##### Available data

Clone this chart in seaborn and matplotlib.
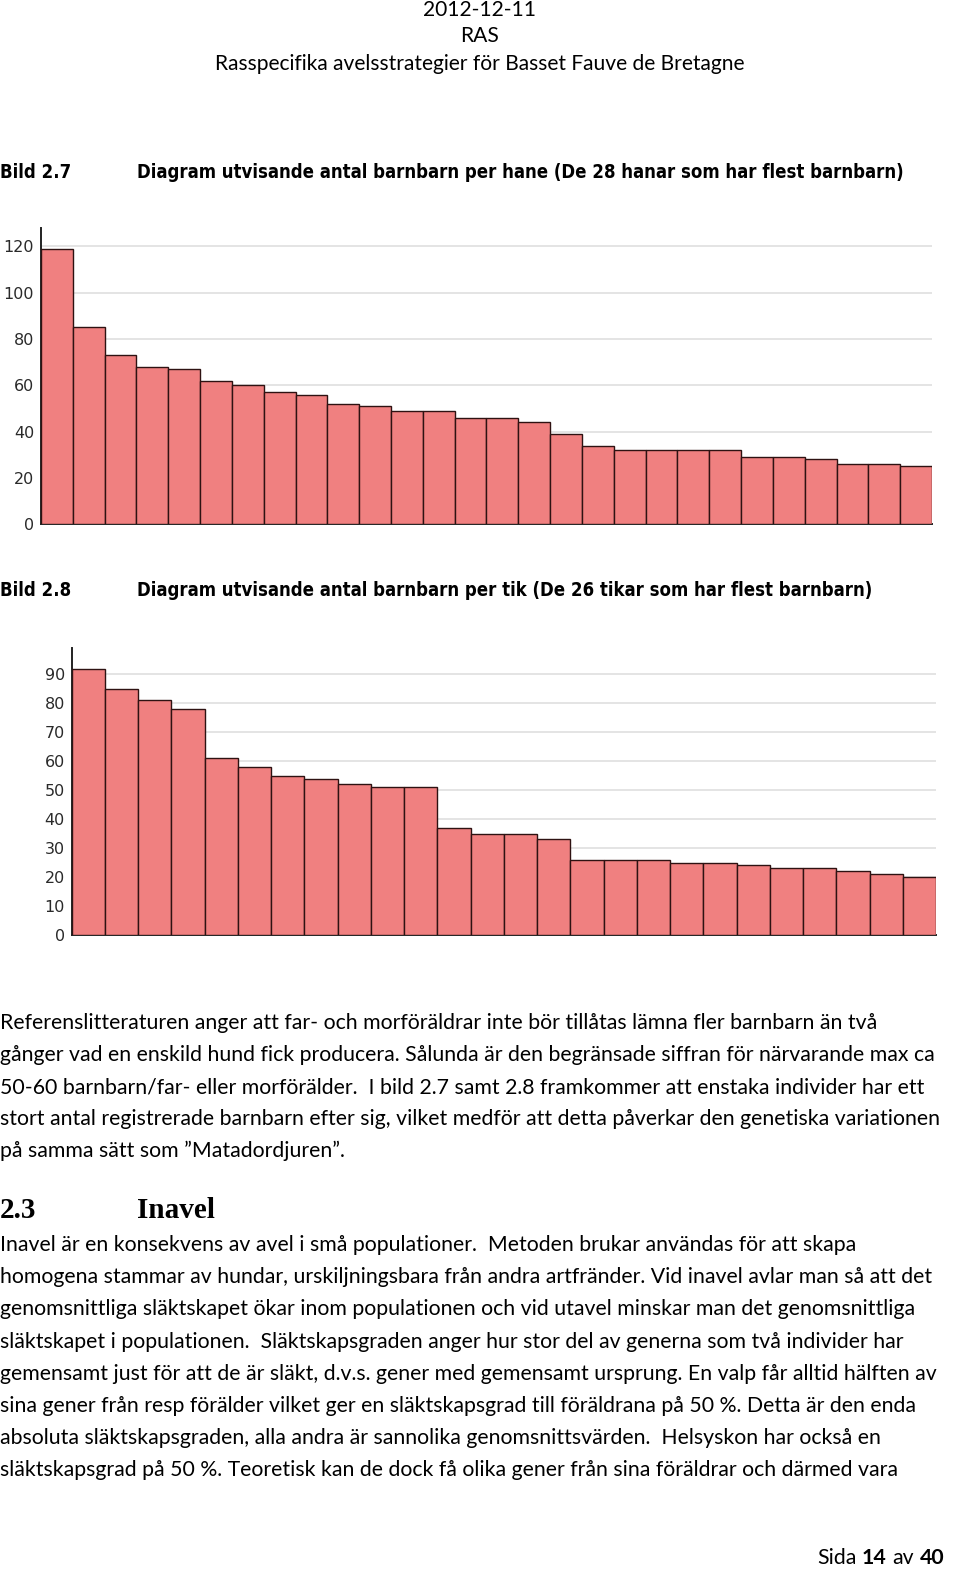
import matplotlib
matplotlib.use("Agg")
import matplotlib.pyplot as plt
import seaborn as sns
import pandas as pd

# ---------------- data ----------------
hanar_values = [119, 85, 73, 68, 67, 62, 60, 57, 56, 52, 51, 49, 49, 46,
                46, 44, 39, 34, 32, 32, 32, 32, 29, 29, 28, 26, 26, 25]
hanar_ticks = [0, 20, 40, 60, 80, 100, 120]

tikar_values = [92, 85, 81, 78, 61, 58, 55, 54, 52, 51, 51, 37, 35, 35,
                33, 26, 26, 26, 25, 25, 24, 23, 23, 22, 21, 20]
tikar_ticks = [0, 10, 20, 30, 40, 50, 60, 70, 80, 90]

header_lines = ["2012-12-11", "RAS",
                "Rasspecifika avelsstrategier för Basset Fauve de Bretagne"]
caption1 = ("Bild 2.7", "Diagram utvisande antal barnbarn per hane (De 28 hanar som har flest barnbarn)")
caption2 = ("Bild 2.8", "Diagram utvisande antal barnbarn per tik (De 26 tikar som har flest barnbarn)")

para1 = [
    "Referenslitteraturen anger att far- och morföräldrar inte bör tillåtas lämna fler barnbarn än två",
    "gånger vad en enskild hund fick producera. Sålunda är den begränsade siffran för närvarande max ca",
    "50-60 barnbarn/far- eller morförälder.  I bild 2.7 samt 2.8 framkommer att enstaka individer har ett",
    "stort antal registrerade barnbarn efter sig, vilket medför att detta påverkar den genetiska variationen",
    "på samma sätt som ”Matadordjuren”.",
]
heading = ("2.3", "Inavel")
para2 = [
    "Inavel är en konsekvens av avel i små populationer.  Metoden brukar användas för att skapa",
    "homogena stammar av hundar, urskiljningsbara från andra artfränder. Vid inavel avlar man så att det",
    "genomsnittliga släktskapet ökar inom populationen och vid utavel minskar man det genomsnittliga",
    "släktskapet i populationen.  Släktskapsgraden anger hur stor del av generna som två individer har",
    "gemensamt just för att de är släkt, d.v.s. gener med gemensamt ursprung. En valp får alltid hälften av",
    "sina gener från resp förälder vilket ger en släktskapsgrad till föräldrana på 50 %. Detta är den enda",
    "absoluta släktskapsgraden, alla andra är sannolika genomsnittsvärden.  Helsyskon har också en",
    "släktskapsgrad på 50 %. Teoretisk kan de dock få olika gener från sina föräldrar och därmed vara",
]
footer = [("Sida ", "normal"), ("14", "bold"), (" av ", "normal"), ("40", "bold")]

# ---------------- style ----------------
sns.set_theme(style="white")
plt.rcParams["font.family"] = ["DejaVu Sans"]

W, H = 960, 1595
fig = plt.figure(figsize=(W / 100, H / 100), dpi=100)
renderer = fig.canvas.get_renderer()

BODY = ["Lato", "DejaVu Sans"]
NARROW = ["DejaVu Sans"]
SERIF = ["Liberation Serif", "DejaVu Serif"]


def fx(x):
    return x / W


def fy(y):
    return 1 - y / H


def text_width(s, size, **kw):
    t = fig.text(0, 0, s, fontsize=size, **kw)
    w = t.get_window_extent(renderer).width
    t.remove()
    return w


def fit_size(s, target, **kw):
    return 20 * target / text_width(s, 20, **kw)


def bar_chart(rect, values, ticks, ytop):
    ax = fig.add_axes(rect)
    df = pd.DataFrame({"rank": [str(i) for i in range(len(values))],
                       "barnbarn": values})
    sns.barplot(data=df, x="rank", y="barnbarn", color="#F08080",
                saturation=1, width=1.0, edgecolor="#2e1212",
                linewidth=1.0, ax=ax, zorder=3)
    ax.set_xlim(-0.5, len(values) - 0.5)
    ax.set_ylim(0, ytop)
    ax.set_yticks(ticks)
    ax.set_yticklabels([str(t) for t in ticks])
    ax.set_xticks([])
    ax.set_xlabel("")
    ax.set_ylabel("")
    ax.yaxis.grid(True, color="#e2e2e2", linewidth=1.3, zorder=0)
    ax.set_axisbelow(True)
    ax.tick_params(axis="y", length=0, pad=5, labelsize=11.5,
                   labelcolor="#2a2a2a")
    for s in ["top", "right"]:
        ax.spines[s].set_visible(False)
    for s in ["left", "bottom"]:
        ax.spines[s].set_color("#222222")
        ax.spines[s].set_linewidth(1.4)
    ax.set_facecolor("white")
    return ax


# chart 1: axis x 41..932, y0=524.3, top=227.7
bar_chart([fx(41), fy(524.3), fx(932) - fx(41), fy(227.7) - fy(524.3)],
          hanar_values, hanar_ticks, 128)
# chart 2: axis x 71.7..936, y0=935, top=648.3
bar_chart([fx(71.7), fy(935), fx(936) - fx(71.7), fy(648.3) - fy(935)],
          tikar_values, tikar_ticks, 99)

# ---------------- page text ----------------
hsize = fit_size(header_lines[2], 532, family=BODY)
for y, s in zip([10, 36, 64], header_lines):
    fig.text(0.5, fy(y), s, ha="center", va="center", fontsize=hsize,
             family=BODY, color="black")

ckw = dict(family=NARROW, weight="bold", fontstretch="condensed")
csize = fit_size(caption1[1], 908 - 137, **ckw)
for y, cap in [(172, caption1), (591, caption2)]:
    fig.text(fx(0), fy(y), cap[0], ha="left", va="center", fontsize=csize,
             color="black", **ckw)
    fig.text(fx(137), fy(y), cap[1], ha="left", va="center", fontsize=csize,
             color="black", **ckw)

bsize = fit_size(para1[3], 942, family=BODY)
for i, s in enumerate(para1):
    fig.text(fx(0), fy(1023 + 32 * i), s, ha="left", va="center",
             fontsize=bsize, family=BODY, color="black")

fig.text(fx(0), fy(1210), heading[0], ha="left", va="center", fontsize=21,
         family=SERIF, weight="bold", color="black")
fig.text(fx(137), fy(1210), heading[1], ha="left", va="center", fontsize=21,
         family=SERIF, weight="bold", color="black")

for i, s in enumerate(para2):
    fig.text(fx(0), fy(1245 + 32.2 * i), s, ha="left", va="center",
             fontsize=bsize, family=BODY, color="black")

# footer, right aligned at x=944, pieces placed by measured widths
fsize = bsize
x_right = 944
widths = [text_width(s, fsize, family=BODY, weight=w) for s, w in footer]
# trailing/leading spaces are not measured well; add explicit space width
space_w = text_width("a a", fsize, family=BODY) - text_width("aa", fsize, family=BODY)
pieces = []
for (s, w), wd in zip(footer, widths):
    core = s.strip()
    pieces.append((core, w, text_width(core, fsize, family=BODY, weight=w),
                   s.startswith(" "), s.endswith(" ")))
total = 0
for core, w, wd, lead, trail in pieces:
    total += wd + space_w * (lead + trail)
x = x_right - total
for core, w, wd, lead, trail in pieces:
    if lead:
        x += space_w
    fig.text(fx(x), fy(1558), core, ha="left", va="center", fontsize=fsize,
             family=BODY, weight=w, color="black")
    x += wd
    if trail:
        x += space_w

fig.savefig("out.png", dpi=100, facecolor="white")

##########

[Objective]:
Quote in full the listing given above; the images are to be left out.

[Task response]:
Clone this chart in seaborn and matplotlib.
import matplotlib
matplotlib.use("Agg")
import matplotlib.pyplot as plt
import seaborn as sns
import pandas as pd

# ---------------- data ----------------
hanar_values = [119, 85, 73, 68, 67, 62, 60, 57, 56, 52, 51, 49, 49, 46,
                46, 44, 39, 34, 32, 32, 32, 32, 29, 29, 28, 26, 26, 25]
hanar_ticks = [0, 20, 40, 60, 80, 100, 120]

tikar_values = [92, 85, 81, 78, 61, 58, 55, 54, 52, 51, 51, 37, 35, 35,
                33, 26, 26, 26, 25, 25, 24, 23, 23, 22, 21, 20]
tikar_ticks = [0, 10, 20, 30, 40, 50, 60, 70, 80, 90]

header_lines = ["2012-12-11", "RAS",
                "Rasspecifika avelsstrategier för Basset Fauve de Bretagne"]
caption1 = ("Bild 2.7", "Diagram utvisande antal barnbarn per hane (De 28 hanar som har flest barnbarn)")
caption2 = ("Bild 2.8", "Diagram utvisande antal barnbarn per tik (De 26 tikar som har flest barnbarn)")

para1 = [
    "Referenslitteraturen anger att far- och morföräldrar inte bör tillåtas lämna fler barnbarn än två",
    "gånger vad en enskild hund fick producera. Sålunda är den begränsade siffran för närvarande max ca",
    "50-60 barnbarn/far- eller morförälder.  I bild 2.7 samt 2.8 framkommer att enstaka individer har ett",
    "stort antal registrerade barnbarn efter sig, vilket medför att detta påverkar den genetiska variationen",
    "på samma sätt som ”Matadordjuren”.",
]
heading = ("2.3", "Inavel")
para2 = [
    "Inavel är en konsekvens av avel i små populationer.  Metoden brukar användas för att skapa",
    "homogena stammar av hundar, urskiljningsbara från andra artfränder. Vid inavel avlar man så att det",
    "genomsnittliga släktskapet ökar inom populationen och vid utavel minskar man det genomsnittliga",
    "släktskapet i populationen.  Släktskapsgraden anger hur stor del av generna som två individer har",
    "gemensamt just för att de är släkt, d.v.s. gener med gemensamt ursprung. En valp får alltid hälften av",
    "sina gener från resp förälder vilket ger en släktskapsgrad till föräldrana på 50 %. Detta är den enda",
    "absoluta släktskapsgraden, alla andra är sannolika genomsnittsvärden.  Helsyskon har också en",
    "släktskapsgrad på 50 %. Teoretisk kan de dock få olika gener från sina föräldrar och därmed vara",
]
footer = [("Sida ", "normal"), ("14", "bold"), (" av ", "normal"), ("40", "bold")]

# ---------------- style ----------------
sns.set_theme(style="white")
plt.rcParams["font.family"] = ["DejaVu Sans"]

W, H = 960, 1595
fig = plt.figure(figsize=(W / 100, H / 100), dpi=100)
renderer = fig.canvas.get_renderer()

BODY = ["Lato", "DejaVu Sans"]
NARROW = ["DejaVu Sans"]
SERIF = ["Liberation Serif", "DejaVu Serif"]


def fx(x):
    return x / W


def fy(y):
    return 1 - y / H


def text_width(s, size, **kw):
    t = fig.text(0, 0, s, fontsize=size, **kw)
    w = t.get_window_extent(renderer).width
    t.remove()
    return w


def fit_size(s, target, **kw):
    return 20 * target / text_width(s, 20, **kw)


def bar_chart(rect, values, ticks, ytop):
    ax = fig.add_axes(rect)
    df = pd.DataFrame({"rank": [str(i) for i in range(len(values))],
                       "barnbarn": values})
    sns.barplot(data=df, x="rank", y="barnbarn", color="#F08080",
                saturation=1, width=1.0, edgecolor="#2e1212",
                linewidth=1.0, ax=ax, zorder=3)
    ax.set_xlim(-0.5, len(values) - 0.5)
    ax.set_ylim(0, ytop)
    ax.set_yticks(ticks)
    ax.set_yticklabels([str(t) for t in ticks])
    ax.set_xticks([])
    ax.set_xlabel("")
    ax.set_ylabel("")
    ax.yaxis.grid(True, color="#e2e2e2", linewidth=1.3, zorder=0)
    ax.set_axisbelow(True)
    ax.tick_params(axis="y", length=0, pad=5, labelsize=11.5,
                   labelcolor="#2a2a2a")
    for s in ["top", "right"]:
        ax.spines[s].set_visible(False)
    for s in ["left", "bottom"]:
        ax.spines[s].set_color("#222222")
        ax.spines[s].set_linewidth(1.4)
    ax.set_facecolor("white")
    return ax


# chart 1: axis x 41..932, y0=524.3, top=227.7
bar_chart([fx(41), fy(524.3), fx(932) - fx(41), fy(227.7) - fy(524.3)],
          hanar_values, hanar_ticks, 128)
# chart 2: axis x 71.7..936, y0=935, top=648.3
bar_chart([fx(71.7), fy(935), fx(936) - fx(71.7), fy(648.3) - fy(935)],
          tikar_values, tikar_ticks, 99)

# ---------------- page text ----------------
hsize = fit_size(header_lines[2], 532, family=BODY)
for y, s in zip([10, 36, 64], header_lines):
    fig.text(0.5, fy(y), s, ha="center", va="center", fontsize=hsize,
             family=BODY, color="black")

ckw = dict(family=NARROW, weight="bold", fontstretch="condensed")
csize = fit_size(caption1[1], 908 - 137, **ckw)
for y, cap in [(172, caption1), (591, caption2)]:
    fig.text(fx(0), fy(y), cap[0], ha="left", va="center", fontsize=csize,
             color="black", **ckw)
    fig.text(fx(137), fy(y), cap[1], ha="left", va="center", fontsize=csize,
             color="black", **ckw)

bsize = fit_size(para1[3], 942, family=BODY)
for i, s in enumerate(para1):
    fig.text(fx(0), fy(1023 + 32 * i), s, ha="left", va="center",
             fontsize=bsize, family=BODY, color="black")

fig.text(fx(0), fy(1210), heading[0], ha="left", va="center", fontsize=21,
         family=SERIF, weight="bold", color="black")
fig.text(fx(137), fy(1210), heading[1], ha="left", va="center", fontsize=21,
         family=SERIF, weight="bold", color="black")

for i, s in enumerate(para2):
    fig.text(fx(0), fy(1245 + 32.2 * i), s, ha="left", va="center",
             fontsize=bsize, family=BODY, color="black")

# footer, right aligned at x=944, pieces placed by measured widths
fsize = bsize
x_right = 944
widths = [text_width(s, fsize, family=BODY, weight=w) for s, w in footer]
# trailing/leading spaces are not measured well; add explicit space width
space_w = text_width("a a", fsize, family=BODY) - text_width("aa", fsize, family=BODY)
pieces = []
for (s, w), wd in zip(footer, widths):
    core = s.strip()
    pieces.append((core, w, text_width(core, fsize, family=BODY, weight=w),
                   s.startswith(" "), s.endswith(" ")))
total = 0
for core, w, wd, lead, trail in pieces:
    total += wd + space_w * (lead + trail)
x = x_right - total
for core, w, wd, lead, trail in pieces:
    if lead:
        x += space_w
    fig.text(fx(x), fy(1558), core, ha="left", va="center", fontsize=fsize,
             family=BODY, weight=w, color="black")
    x += wd
    if trail:
        x += space_w

fig.savefig("out.png", dpi=100, facecolor="white")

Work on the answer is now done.